ESF sub-regions – will there be community only delivery in some areas?

  • Where there are ring-fenced targets for ESF sub-regions and no or proportionately fewer prisons, then there will be a need to move away from the 70/30 custody/community split. This should then be rebalanced within the contract as a whole.


1: Will there be a limit on the number of contracts that will be awarded to any one bidder?

A: This is currently being considered, but it is likely that a cap on contracts awarded will be in place. It is envisaged that this would apply at the point of contract award and so it is not likely to restrict the number of lots that a particular organisation can bid for - this would be left for each bidder to determine. A number of options exist in respect of a cap would be implemented (i.e. a limit purely on the number of awards; a limit on the combined contract values in proportion to the overall value of the Round 3 contracts) and so any such mechanism would be published in advance.

2: How would you consider a case where an organisation is bidding for a number of contracts in their own right, and is also bidding for contracts as part of a consortium?

A: This would need to be considered on a case by case basis.

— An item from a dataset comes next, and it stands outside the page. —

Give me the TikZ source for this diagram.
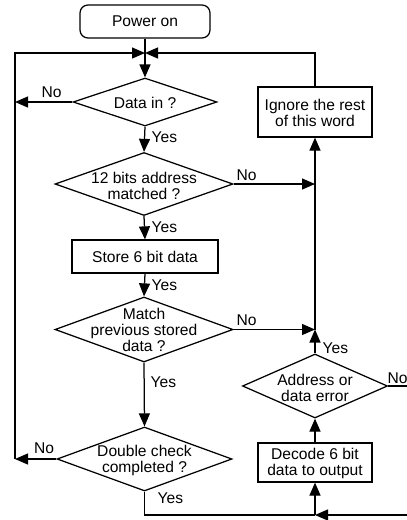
\documentclass[tikz,border=0pt]{standalone}
\usepackage{fontspec}
\setmainfont{Liberation Sans}
\usetikzlibrary{arrows.meta,shapes.geometric}
\begin{document}
\begin{tikzpicture}[x=1pt,y=-1pt,
  line width=1.25pt,
  font=\fontsize{15.6pt}{16pt}\selectfont,
  arr/.style={-{Triangle[length=13pt,width=11pt]}},
  box/.style={draw,rectangle,inner sep=0pt},
  dia/.style={draw,diamond,inner sep=0pt},
  txt/.style={align=center,inner sep=0pt},
  lbl/.style={inner sep=0pt}]
\clip (0,0) rectangle (407,520);
\fill[white] (0,0) rectangle (407,520);
% nodes
\node[box,rounded corners=8pt,minimum width=130pt,minimum height=33pt] (power) at (145,21.5) {Power on};
\node[dia,minimum width=144pt,minimum height=48pt] (d1) at (145,102) {};
\node[txt] (d1t) at (145,103) {Data in ?};
\node[dia,minimum width=178pt,minimum height=63pt] (d2) at (144,184) {};
\node[txt] (d2t) at (144,186) {12 bits address\\matched ?};
\node[box,minimum width=146pt,minimum height=33pt] (store) at (145,256.5) {Store 6 bit data};
\node[dia,minimum width=178pt,minimum height=65pt] (d3) at (144,329.5) {};
\node[txt] (d3t) at (144,330) {Match\\previous stored\\data ?};
\node[dia,minimum width=175pt,minimum height=64pt] (d4) at (144.5,459) {};
\node[txt] (d4t) at (144.5,460) {Double check\\completed ?};
\node[box,minimum width=114pt,minimum height=50pt] (ignore) at (315,112) {};
\node[txt] (ignoret) at (315,113) {Ignore the rest\\of this word};
\node[dia,minimum width=145pt,minimum height=64pt] (d5) at (315,386) {};
\node[txt] (d5t) at (315,388) {Address or\\data error};
\node[box,minimum width=114pt,minimum height=39pt] (decode) at (315,462.5) {};
\node[txt] (decodet) at (315,463) {Decode 6 bit\\data to output};
% coordinates
\coordinate (J) at (145,53);
\coordinate (L1) at (15,102);
\coordinate (L4) at (15,459);
\coordinate (LT) at (15,53);
\coordinate (RT) at (315,53);
\coordinate (R2) at (315,184);
\coordinate (R3) at (315,329.5);
\coordinate (B1) at (144.5,515);
\coordinate (B2) at (315,515);
\coordinate (E1) at (425,386);
\coordinate (E2) at (425,515);
% connectors
\draw[arr] (power.south) -- (d1.north);
\draw[arr] (d1.west) -- (L1);
\draw[arr] (d4.west) -- (L4);
\draw[arr] (L4) -- (LT) -- (J);
\draw[arr] (ignore.north) -- (RT) -- (J);
\draw[arr] (d1.south) -- (d2.north);
\draw[arr] (d2.east) -- (R2);
\draw[arr] (d2.south) -- (store.north);
\draw[arr] (store.south) -- (d3.north);
\draw[arr] (d3.east) -- (R3);
\draw[arr] (d5.north) -- (R3);
\draw[arr] (R3) -- (ignore.south);
\draw[arr] (d3.south) -- (d4.north);
\draw (d4.south) -- (B1) -- (B2);
\draw[arr] (B2) -- (decode.south);
\draw[arr] (decode.north) -- (d5.south);
\draw[arr] (d5.east) -- (E1) -- (E2) -- (B2);
% labels
\node[lbl] (n1) at (51.5,92) {No};
\node[lbl,anchor=west] (n2) at (236,175) {No};
\node[lbl,anchor=west] (n3) at (236,320) {No};
\node[lbl] (n4) at (44,448) {No};
\node[lbl,anchor=west] (n5) at (387,378) {No};
\node[lbl,anchor=west] (y1) at (151,137) {Yes};
\node[lbl,anchor=west] (y2) at (151,227) {Yes};
\node[lbl,anchor=west] (y3) at (151,285) {Yes};
\node[lbl,anchor=west] (y4) at (150,382) {Yes};
\node[lbl,anchor=west] (y5) at (157,498) {Yes};
\node[lbl,anchor=west] (y6) at (322,348) {Yes};
\end{tikzpicture}
\end{document}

If the organisation in question was quite clearly leading the work of the consortium, and hence there was comparatively little difference between the two bidding entities, then this may need to be considered when reviewing any cap on the number of contracts to be awarded.

3: Will you be accepting variant bids?

A: Yes. The Authority will accept alternative submissions that a bidder may wish to propose and evaluate them on merit against the stated requirement. However there will be a number of key elements to the Round 3 specification which would need to be incorporated into any viable offer - it would not be possible to consider fundamental changes to these areas (for instance, the case management model; the payment mechanism; the number of tiers of sub-contracting).

4: Would you consider a proposal which covers more than one region, or one which is predicated upon the combined award of two of more areas?

A: Due to the need to account for ESF monies for each ESF Contract Area (ECA) separately, and particularly in light of the need to account for the sub-regions, the Authority does not consider this to be viable. Although we are aware of the potential for added value to be gained through the deployment of a proposal which supports delivery in different ECAs, it is felt that such an approach would not provide sufficient distinction when accounting for contractual expenditure in particular ECAs/sub-regions.

5: Will sub-providers need to complete a tender submission in order to be considered?

A: No. The Authority will not be seeking responses directly from sub-providers. Any such work would take the form of engagement and supply chain development between the prime and sub-providers who are looking at bidding for a particular ECA. The responsibility in respect of entering a tender submission would rest with the prime provider (in whatever form they may be).

6: If a bidding entity is competing for a Transforming Rehabilitation (TR) contract, would the outcome of this bid (successful or unsuccessful) affect the award of the ESF Round 3 contracts?

A: The two competitions will be run independently from each other. It is not envisaged that participation in one would have any bearing on participation in the other.

7: Will you be making TUPE information available?

A: The current (Round 2) providers will be approached by the Authority for this information and this in turn will be made available to bidders as part of the tendering process – it is expected that this will be available as part of the First ITT. It should be restated that the Authority maintains a neutral position, and that any TUPE implications would be commercial considerations that reside between the respective organisations.

8: Can prospective sub-providers approach more than one prime provider?

A: The Authority has no restrictions in place that would prevent you from doing so, and would activity encourage both prospective prime and sub-providers to adopt a broad and inclusive approach to market engagement and supply chain management. The nature of the relationships between prime and sub-providers would be for the respective parties to determine.